Successive Interference Cancellation

I am meeting this Thursday with a professor more specialized than I in digital communications, which will catalyze my understanding of the application and limits of successive interference cancellation (SIC) to picking the bits off a received signal ripe with messages for other receivers. To prepare for this meeting, I am reviewing over the next few days SIC in D. Tse and P. Viswanath, “Fundamentals of Wireless Communication,” Cambridge University Press, 2005 — which I see will require some skimming of several of the other chapters to get a feel for what is going on. I am most interested in learning more about the theoretical underpinnings used by Jin and Rao in analyzing the performance limits of OMP.

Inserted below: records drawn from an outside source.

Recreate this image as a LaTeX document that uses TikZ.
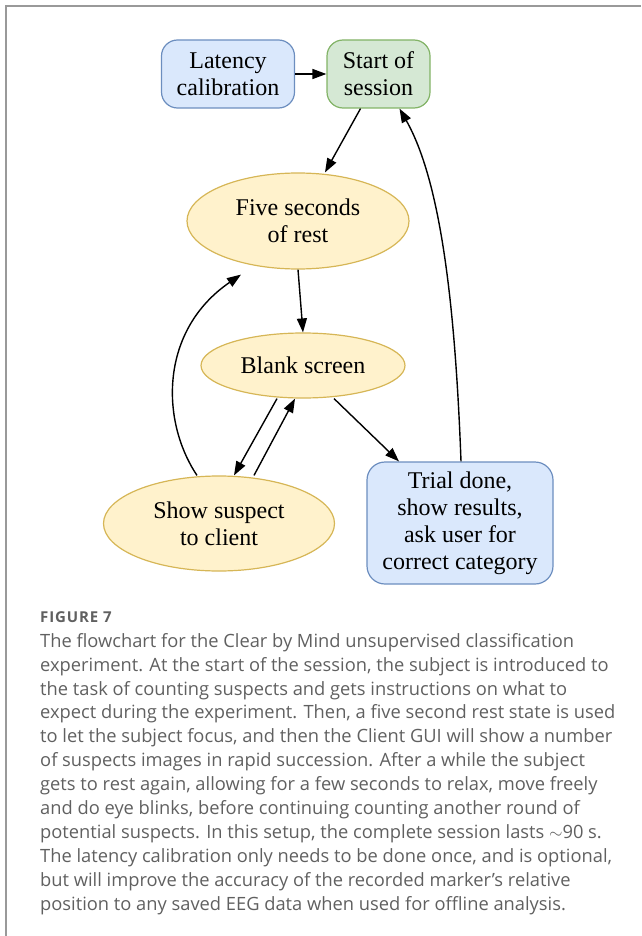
\documentclass[tikz,border=0pt]{standalone}
\usepackage{fontspec}
\setmainfont{Liberation Serif}
\newfontfamily\capfont{Open Sans}
\newfontfamily\figfont[LetterSpace=6]{Open Sans}
\usetikzlibrary{shapes.geometric,arrows.meta}
\definecolor{blueF}{HTML}{DAE8FC}\definecolor{blueD}{HTML}{6C8EBF}
\definecolor{greenF}{HTML}{D5E8D4}\definecolor{greenD}{HTML}{82B366}
\definecolor{yelF}{HTML}{FFF2CC}\definecolor{yelD}{HTML}{D6B656}
\definecolor{capgray}{HTML}{606060}\definecolor{framegray}{HTML}{999999}
\tikzset{
  lbl/.style={font=\fontsize{24}{27}\selectfont, align=center, inner sep=0pt},
  rbox/.style={lbl, rounded corners=16pt, line width=1.2pt},
  ell/.style={lbl, ellipse, draw=yelD, fill=yelF, line width=1.2pt},
  arr/.style={line width=1.4pt, -{Triangle[length=14pt,width=10pt]}}
}
\begin{document}
\begin{tikzpicture}[x=1pt,y=-1pt]
\useasboundingbox (0,0) rectangle (641,936);
\draw[framegray, line width=2pt] (6,936) -- (6,6) -- (641,6);
\node[rbox, draw=blueD, fill=blueF, minimum width=133pt, minimum height=68pt] (lat) at (228,74) {Latency\\calibration};
\node[rbox, draw=greenD, fill=greenF, minimum width=103pt, minimum height=68pt] (start) at (378.5,74) {Start of\\session};
\node[ell, minimum width=222pt, minimum height=96pt] (five) at (298,221) {Five seconds\\of rest};
\node[ell, minimum width=204pt, minimum height=65pt] (blank) at (303,365.5) {Blank screen};
\node[ell, minimum width=231pt, minimum height=95pt] (show) at (219,523.5) {Show suspect\\to client};
\node[rbox, draw=blueD, fill=blueF, minimum width=186pt, minimum height=122pt, rounded corners=18pt] (trial) at (460,523) {Trial done,\\show results,\\ask user for\\correct category};
\draw[arr] (lat.east) -- (start.west);
\draw[arr] ([xshift=-18pt]start.south) -- ([xshift=27pt]five.north);
\draw[arr] (five.south) -- (blank.north);
\draw[arr] ([xshift=-26pt]blank.south) -- ([xshift=15pt]show.north);
\draw[arr] ([xshift=35pt]show.north) -- ([xshift=-8pt]blank.south);
\draw[arr] ([xshift=31pt]blank.south) -- ([xshift=-61pt]trial.north);
\draw[arr] ([xshift=-22pt]show.north) .. controls (160,420) and (160,330) .. ([shift={(-57pt,-5pt)}]five.south);
\draw[arr] ([xshift=1pt]trial.north) .. controls (455,300) and (440,180) .. ([xshift=21pt]start.south);
\node[anchor=base west, inner sep=0pt, text=capgray, font=\figfont\bfseries\fontsize{15}{17}\selectfont] (figlbl) at (40,622.5) {FIGURE 7};
\node[anchor=north west, inner sep=0pt, text=capgray, align=left, font=\capfont\fontsize{18.3}{23.9}\selectfont] (cap) at (40,633) {The flowchart for the Clear by Mind unsupervised classification\\
experiment. At the start of the session, the subject is introduced to\\
the task of counting suspects and gets instructions on what to\\
expect during the experiment. Then, a five second rest state is used\\
to let the subject focus, and then the Client GUI will show a number\\
of suspects images in rapid succession. After a while the subject\\
gets to rest again, allowing for a few seconds to relax, move freely\\
and do eye blinks, before continuing counting another round of\\
potential suspects. In this setup, the complete session lasts $\sim$90 s.\\
The latency calibration only needs to be done once, and is optional,\\
but will improve the accuracy of the recorded marker’s relative\\
position to any saved EEG data when used for offline analysis.};
\end{tikzpicture}
\end{document}
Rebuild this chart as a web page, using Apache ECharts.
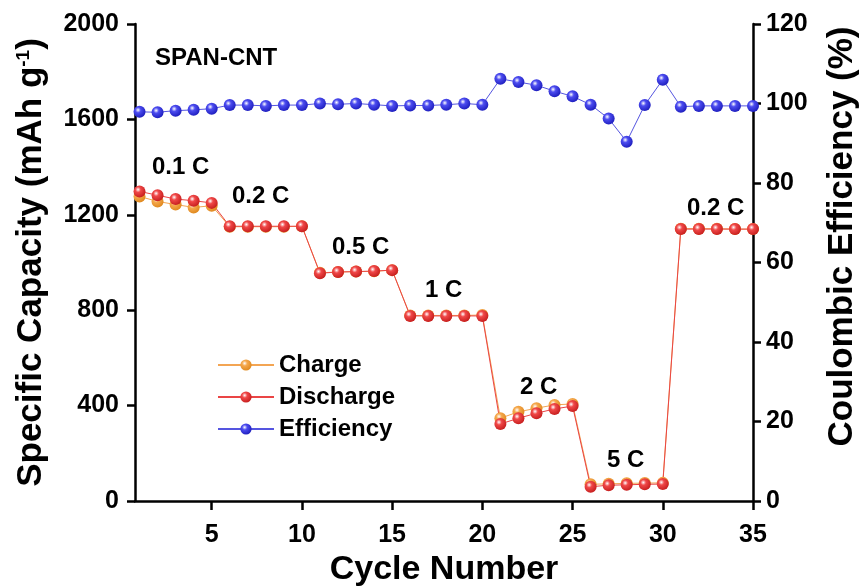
<!DOCTYPE html>
<html>
<head>
<meta charset="utf-8">
<script src="https://cdn.jsdelivr.net/npm/echarts@6/dist/echarts.min.js"></script>
<style>
  html, body { margin: 0; padding: 0; background: #fff; }
  #chart { width: 868px; height: 586px; }
</style>
</head>
<body>
<div id="chart"></div>
<script>
const cycles = Array.from({ length: 35 }, (_, i) => i + 1);
const charge = [1277, 1256, 1243, 1231, 1238, 1150, 1150, 1150, 1150, 1152,
  957, 960, 962, 963, 968, 778, 778, 778, 778, 780,
  347, 374, 389, 403, 407, 70, 72, 74, 75, 76,
  1142, 1142, 1142, 1140, 1140];
const discharge = [1298, 1282, 1266, 1259, 1250, 1152, 1152, 1152, 1152, 1152,
  955, 960, 962, 964, 968, 776, 776, 776, 776, 776,
  323, 347, 368, 386, 398, 60, 66, 68, 70, 71,
  1140, 1140, 1140, 1140, 1140];
const efficiency = [97.9, 97.8, 98.2, 98.4, 98.7, 99.6, 99.6, 99.4, 99.6, 99.6,
  100.0, 99.8, 100.0, 99.7, 99.4, 99.5, 99.5, 99.7, 100.0, 99.7,
  106.2, 105.4, 104.6, 103.1, 101.8, 99.7, 96.2, 90.4, 99.6, 106.0,
  99.2, 99.4, 99.4, 99.4, 99.4];
const xTicks = [5, 10, 15, 20, 25, 30, 35];
const rateLabels = ["0.1 C", "0.2 C", "0.5 C", "1 C", "2 C", "5 C", "0.2 C"];

const FONT = "'Liberation Sans', Arial, sans-serif";

function ball(c, dark) {
  return {
    type: "radial", x: 0.38, y: 0.35, r: 0.65,
    colorStops: [
      { offset: 0, color: "#ffffff" },
      { offset: 0.35, color: c },
      { offset: 1, color: dark }
    ]
  };
}

function pairs(arr) { return arr.map((v, i) => [cycles[i], v]); }

// label spots on the canvas (px)
const labelPos = [[152, 167], [232, 196], [332, 247], [425, 290], [520, 387], [607, 460], [687, 208]];

const axisText = { fontSize: 25, fontWeight: "bold", color: "#000", fontFamily: FONT, formatter: v => String(v) };

const chart = echarts.init(document.getElementById("chart"));
chart.setOption({
  animation: false,
  backgroundColor: "#fff",
  textStyle: { fontFamily: FONT },
  grid: { left: 135, right: 115, top: 24, bottom: 85, outerBoundsMode: "none", containLabel: false },
  legend: {
    orient: "vertical", left: 212, top: 348,
    itemWidth: 56, itemHeight: 14, itemGap: 8,
    textStyle: { fontFamily: FONT, fontSize: 24, fontWeight: "bold", color: "#000", lineHeight: 24 },
    data: ["Charge", "Discharge", "Efficiency"]
  },
  xAxis: {
    type: "value", min: 0.75, max: 35,
    name: "Cycle Number", nameLocation: "middle", nameGap: 51,
    nameTextStyle: { fontFamily: FONT, fontSize: 34, fontWeight: "bold", color: "#000" },
    axisLine: { onZero: false, lineStyle: { color: "#000", width: 2.5 } },
    axisTick: { customValues: xTicks, length: 9, lineStyle: { color: "#000", width: 2.5 } },
    axisLabel: Object.assign({ customValues: xTicks, margin: 22 }, axisText),
    splitLine: { show: false }
  },
  yAxis: [{
    type: "value", min: 0, max: 2000, interval: 400, position: "left",
    name: "Specific Capacity (mAh g{sup|-1})", nameLocation: "middle", nameGap: 86,
    nameTextStyle: {
      fontFamily: FONT, fontSize: 35, fontWeight: "bold", color: "#000",
      rich: { sup: { fontFamily: FONT, fontSize: 19, fontWeight: "bold", color: "#000", padding: [0, 0, 15, 0] } }
    },
    axisLine: { show: true, lineStyle: { color: "#000", width: 2.5 } },
    axisTick: { show: true, length: 8, lineStyle: { color: "#000", width: 2.5 } },
    axisLabel: Object.assign({ margin: 16 }, axisText),
    splitLine: { show: false }
  }, {
    type: "value", min: 0, max: 120, interval: 20, position: "right",
    name: "Coulombic Efficiency (%)", nameLocation: "middle", nameGap: 72,
    nameTextStyle: { fontFamily: FONT, fontSize: 35, fontWeight: "bold", color: "#000", padding: [0, 0, 0, 52] },
    axisLine: { show: true, lineStyle: { color: "#000", width: 2.5 } },
    axisTick: { show: true, length: 8, lineStyle: { color: "#000", width: 2.5 } },
    axisLabel: Object.assign({ margin: 13 }, axisText),
    splitLine: { show: false }
  }],
  series: [{
    name: "Charge", type: "line", data: pairs(charge),
    symbol: "circle", symbolSize: 12,
    lineStyle: { color: "#f3a553", width: 1 },
    itemStyle: { color: ball("#f5a84c", "#e08a20") }
  }, {
    name: "Discharge", type: "line", data: pairs(discharge),
    symbol: "circle", symbolSize: 12,
    lineStyle: { color: "#ea4545", width: 1 },
    itemStyle: { color: ball("#f04848", "#c82020") }
  }, {
    name: "Efficiency", type: "line", yAxisIndex: 1, data: pairs(efficiency),
    symbol: "circle", symbolSize: 12,
    lineStyle: { color: "#5555e0", width: 1 },
    itemStyle: { color: ball("#4c4cf0", "#2020c0") }
  }],
  graphic: [{
    type: "text", left: 155, top: 46,
    style: { text: "SPAN-CNT", font: "bold 24px " + FONT, fill: "#000" }
  }].concat(rateLabels.map((t, i) => ({
    type: "text", x: labelPos[i][0], y: labelPos[i][1],
    style: { text: t, font: "bold 24px " + FONT, fill: "#000", textVerticalAlign: "middle" }
  })))
});
</script>
</body>
</html>
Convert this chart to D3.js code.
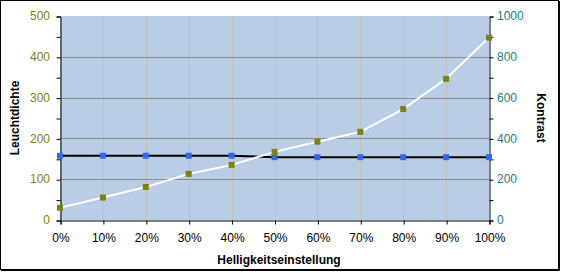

I have returned to my simulations of recovering sparse signals with different coefficient distributions from compressive sampling in the no noise case. Previously, I looked at the distribution of success and failure with respect to coherence and dynamic range, and did not find anything settling about it. Now, I am looking at the same data, but with the criteria by Jin and Rao:

OMP can recover a compressively sampled sparse signal as long as its ordered coefficients obey
$$\frac{\log N}{M} \le 0.5 \log \left [1 + \frac{s_i^2}{\sigma_n^2 + \sum_{j=i+1}^K s_j^2} \right ] \; \forall i \in \{1, 2, \ldots, K\}.$$

Below I plot the distributions of OMP recovery success and failures with respect to the “JR Criteria” above for 2000 realizations of sparse signals with coefficients distributed standard Normal. Most of the time OMP recovers these signals, but of those OMP fails to recover more than half of them satisfy the JR condition.

Let’s look at another distribution. Below I plot the recovery statistics for sparse signals distributed uniform and zero mean. It appears to me from this that the JR condition is not the determining factor for when recovery is not possible. (Perhaps I should pay more importance to their claim of “asymptotic recovery”, because I don’t know what this means other than running the algorithm until we have surely passed the sparsity of the signal.)

And finally, below I plot the recovery statistics for sparse signals distributed in two unit-variance Gaussian humps centered on plus and minus 3. Now, a much larger percentage of all the signals tested do not satisfy the JR condition, and most of those OMP fails to recover.

What am I expecting? If the JR condition is really indicative of the recoverability of a compressively sampled sparse signal, then I expect the dark bar (OMP fails) in “Fails JR Condition” to be much greater than the light bar (OMP succeeds) across all distributions.
When I look at the percentages among only failures, and only successes, I get something more reasonable. For the sparse vectors distributed standard normal I see the below:

And for the uniform and zero mean sparse signals I see the following:

And finally for the two Gaussian hump distributed signal, I see the following:

In that last plot we see that when OMP fails, the sparse signal does not satisfy the JR condition as often as for when OMP succeeds. Further work is necessary, and perhaps rerunning all of my simulations to make sure my data are correct!